If we want to develop new and better economics we have to give up on the single-minded insistence on using a deductivist straitjacket methodology and the ‘analytical’ method. To focus scientific endeavours on proving things in models is a gross misapprehension of the purpose of economic theory. Deductivist models and ‘analytical’ methods disconnected from reality are not relevant to predicting, explaining or understanding real-world economies
To have ‘consistent’ models and ‘valid’ evidence is not enough. What economics needs are real-world relevant models and sound evidence. Aiming only for ‘consistency’ and ‘validity’ is setting the economics aspirations level too low for developing a realist and relevant science.
Economics is not mathematics or logic. It’s about society. The real world.
Models may help us think through problems. But we should never forget that the formalism we use in our models is not self-evidently transportable to a largely unknown and uncertain reality. The tragedy with mainstream economic theory is that it thinks that the logic and mathematics used are sufficient for dealing with our real-world problems. They are not! Model deductions based on questionable assumptions can never be anything but pure exercises in hypothetical reasoning.

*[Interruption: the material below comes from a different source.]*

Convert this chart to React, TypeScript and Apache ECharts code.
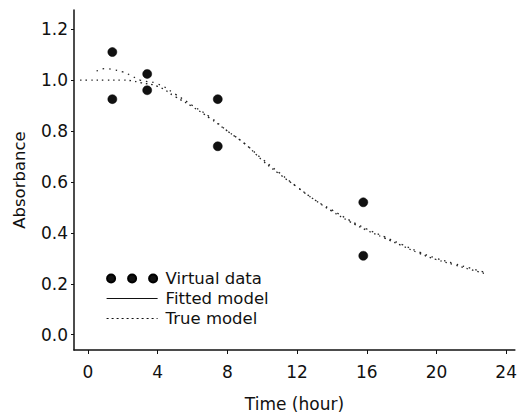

The world in which we live is inherently uncertain and quantifiable probabilities are the exception rather than the rule. To every statement about it is attached a ‘weight of argument’ that makes it impossible to reduce our beliefs and expectations to a one-dimensional stochastic probability distribution. If “God does not play dice” as Einstein maintained, I would add “nor do people.” The world as we know it has limited scope for certainty and perfect knowledge. Its intrinsic and almost unlimited complexity and the interrelatedness of its organic parts prevent the possibility of treating it as constituted by ‘legal atoms’ with discretely distinct, separable and stable causal relations. Our knowledge accordingly has to be of a rather fallible kind.
If the real world is fuzzy, vague and indeterminate, then why should our models build upon a desire to describe it as precise and predictable? Even if there always has to be a trade-off between theory-internal validity and external validity, we have to ask ourselves if our models are relevant.
‘Human logic’ has to supplant the classical — formal — logic of deductivism if we want to have anything of interest to say of the real world we inhabit. Logic is a marvellous tool in mathematics and axiomatic-deductivist systems, but a poor guide for action in real-world systems, in which concepts and entities are without clear boundaries and continually interact and overlap. In this world, I would say we are better served with a methodology that takes into account that the more we know, the more we know we do not know.